Identify each line containing the word "chart" and copy it.

Recorded information.
* * * * * * *
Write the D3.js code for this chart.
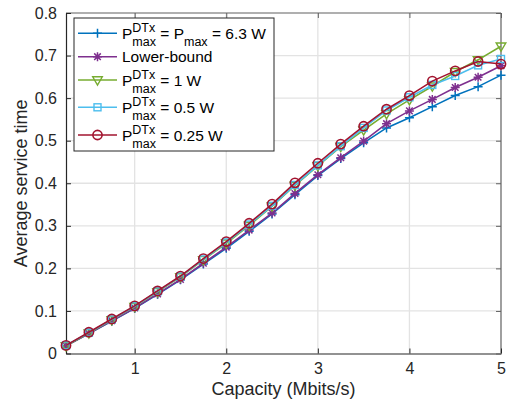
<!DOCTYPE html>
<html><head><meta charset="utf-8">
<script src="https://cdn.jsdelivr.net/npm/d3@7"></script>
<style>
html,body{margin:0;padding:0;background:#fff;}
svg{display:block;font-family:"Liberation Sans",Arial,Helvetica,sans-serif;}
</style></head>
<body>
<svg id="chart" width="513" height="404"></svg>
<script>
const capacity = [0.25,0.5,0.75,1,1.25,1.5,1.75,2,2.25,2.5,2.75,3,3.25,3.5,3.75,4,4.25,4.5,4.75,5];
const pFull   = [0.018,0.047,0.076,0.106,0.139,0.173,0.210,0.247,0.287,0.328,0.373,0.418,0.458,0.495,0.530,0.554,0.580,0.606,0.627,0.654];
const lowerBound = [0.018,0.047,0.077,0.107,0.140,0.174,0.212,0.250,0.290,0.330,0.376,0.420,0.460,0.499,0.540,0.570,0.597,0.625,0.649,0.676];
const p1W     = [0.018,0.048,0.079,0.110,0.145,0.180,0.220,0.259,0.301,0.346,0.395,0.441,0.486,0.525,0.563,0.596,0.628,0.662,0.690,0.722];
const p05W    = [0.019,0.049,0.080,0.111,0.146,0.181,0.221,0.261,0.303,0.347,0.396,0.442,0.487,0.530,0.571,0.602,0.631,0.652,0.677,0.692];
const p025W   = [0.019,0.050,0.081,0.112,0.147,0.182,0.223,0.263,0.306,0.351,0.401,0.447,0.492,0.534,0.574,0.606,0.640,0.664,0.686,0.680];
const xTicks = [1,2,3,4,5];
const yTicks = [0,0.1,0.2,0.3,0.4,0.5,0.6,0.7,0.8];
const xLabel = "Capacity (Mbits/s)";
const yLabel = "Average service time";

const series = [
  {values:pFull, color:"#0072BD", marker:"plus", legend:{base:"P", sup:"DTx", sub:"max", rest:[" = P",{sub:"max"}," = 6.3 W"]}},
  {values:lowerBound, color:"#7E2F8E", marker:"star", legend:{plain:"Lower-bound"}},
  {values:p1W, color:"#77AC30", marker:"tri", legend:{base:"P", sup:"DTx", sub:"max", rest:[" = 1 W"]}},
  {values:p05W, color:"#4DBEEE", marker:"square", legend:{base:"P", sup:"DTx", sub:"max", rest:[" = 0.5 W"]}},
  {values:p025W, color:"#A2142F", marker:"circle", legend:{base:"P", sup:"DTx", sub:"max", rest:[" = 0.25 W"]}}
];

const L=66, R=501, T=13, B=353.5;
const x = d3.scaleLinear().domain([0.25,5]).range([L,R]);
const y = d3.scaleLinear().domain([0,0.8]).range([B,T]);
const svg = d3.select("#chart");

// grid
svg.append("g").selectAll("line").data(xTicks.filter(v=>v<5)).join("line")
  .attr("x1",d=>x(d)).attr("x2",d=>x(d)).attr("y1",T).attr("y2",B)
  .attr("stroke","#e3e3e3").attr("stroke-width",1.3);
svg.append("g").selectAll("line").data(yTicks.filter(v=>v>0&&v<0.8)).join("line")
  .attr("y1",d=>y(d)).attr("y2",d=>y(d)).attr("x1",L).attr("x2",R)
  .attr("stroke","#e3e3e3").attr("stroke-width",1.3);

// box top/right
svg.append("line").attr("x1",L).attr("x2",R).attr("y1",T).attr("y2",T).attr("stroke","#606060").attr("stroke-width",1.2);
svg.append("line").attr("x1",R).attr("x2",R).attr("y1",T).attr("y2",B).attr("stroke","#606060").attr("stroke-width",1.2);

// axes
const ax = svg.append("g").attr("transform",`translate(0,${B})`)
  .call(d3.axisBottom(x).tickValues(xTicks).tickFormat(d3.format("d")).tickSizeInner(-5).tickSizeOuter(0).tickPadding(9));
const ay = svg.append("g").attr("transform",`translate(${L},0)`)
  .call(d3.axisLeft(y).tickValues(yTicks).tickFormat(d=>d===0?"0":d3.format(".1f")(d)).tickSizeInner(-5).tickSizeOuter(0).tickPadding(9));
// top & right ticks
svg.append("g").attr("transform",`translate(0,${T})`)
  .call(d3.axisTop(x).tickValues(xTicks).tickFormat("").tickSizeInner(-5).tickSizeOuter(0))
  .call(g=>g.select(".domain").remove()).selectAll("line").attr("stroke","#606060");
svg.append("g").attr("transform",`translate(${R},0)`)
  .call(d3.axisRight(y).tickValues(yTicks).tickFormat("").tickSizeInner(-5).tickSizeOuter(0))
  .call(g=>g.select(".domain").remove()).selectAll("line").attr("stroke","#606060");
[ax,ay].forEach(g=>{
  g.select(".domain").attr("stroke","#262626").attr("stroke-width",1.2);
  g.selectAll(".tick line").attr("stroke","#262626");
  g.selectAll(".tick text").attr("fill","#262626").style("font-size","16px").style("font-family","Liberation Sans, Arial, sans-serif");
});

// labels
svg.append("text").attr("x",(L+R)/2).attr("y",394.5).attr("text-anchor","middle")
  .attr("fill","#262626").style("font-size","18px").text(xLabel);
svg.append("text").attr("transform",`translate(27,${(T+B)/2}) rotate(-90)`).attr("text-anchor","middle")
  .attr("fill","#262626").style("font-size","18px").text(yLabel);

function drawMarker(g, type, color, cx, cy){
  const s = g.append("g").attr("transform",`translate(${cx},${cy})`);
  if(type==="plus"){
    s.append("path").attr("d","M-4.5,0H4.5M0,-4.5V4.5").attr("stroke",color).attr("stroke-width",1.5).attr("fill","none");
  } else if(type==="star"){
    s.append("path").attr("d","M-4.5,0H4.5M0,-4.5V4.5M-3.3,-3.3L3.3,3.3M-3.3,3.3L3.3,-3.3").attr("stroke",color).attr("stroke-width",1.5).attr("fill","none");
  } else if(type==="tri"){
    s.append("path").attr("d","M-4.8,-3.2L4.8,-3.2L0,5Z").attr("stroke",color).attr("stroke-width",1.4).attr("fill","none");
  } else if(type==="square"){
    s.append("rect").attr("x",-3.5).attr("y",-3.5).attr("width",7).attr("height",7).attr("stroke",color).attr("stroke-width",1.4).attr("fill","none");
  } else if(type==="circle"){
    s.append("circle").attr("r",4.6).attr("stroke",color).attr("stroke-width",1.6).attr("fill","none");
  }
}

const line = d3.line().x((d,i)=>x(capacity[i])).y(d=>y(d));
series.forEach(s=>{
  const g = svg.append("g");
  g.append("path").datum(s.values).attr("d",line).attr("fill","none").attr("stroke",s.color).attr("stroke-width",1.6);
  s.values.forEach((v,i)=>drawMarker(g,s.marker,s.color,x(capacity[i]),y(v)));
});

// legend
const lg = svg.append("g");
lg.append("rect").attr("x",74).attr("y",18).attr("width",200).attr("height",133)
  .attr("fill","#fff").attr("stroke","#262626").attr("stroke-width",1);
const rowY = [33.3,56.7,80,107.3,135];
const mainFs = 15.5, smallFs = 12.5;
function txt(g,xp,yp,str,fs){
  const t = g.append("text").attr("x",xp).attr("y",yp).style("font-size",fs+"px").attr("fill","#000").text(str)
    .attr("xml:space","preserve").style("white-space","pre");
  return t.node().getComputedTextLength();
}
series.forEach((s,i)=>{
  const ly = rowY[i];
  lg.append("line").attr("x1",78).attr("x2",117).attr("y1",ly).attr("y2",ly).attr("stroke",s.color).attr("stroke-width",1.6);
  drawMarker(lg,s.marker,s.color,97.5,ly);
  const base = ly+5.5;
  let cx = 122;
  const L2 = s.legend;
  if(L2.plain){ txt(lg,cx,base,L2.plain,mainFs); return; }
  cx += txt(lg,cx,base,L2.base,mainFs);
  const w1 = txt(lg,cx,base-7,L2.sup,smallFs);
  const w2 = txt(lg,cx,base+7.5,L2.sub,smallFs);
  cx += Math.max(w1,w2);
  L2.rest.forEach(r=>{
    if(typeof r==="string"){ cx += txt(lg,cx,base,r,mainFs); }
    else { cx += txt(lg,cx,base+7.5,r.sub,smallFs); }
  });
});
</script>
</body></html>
* * * * * * *
Solved exercise.
Write the D3.js code for this chart.
<svg id="chart" width="513" height="404"></svg>
const svg = d3.select("#chart");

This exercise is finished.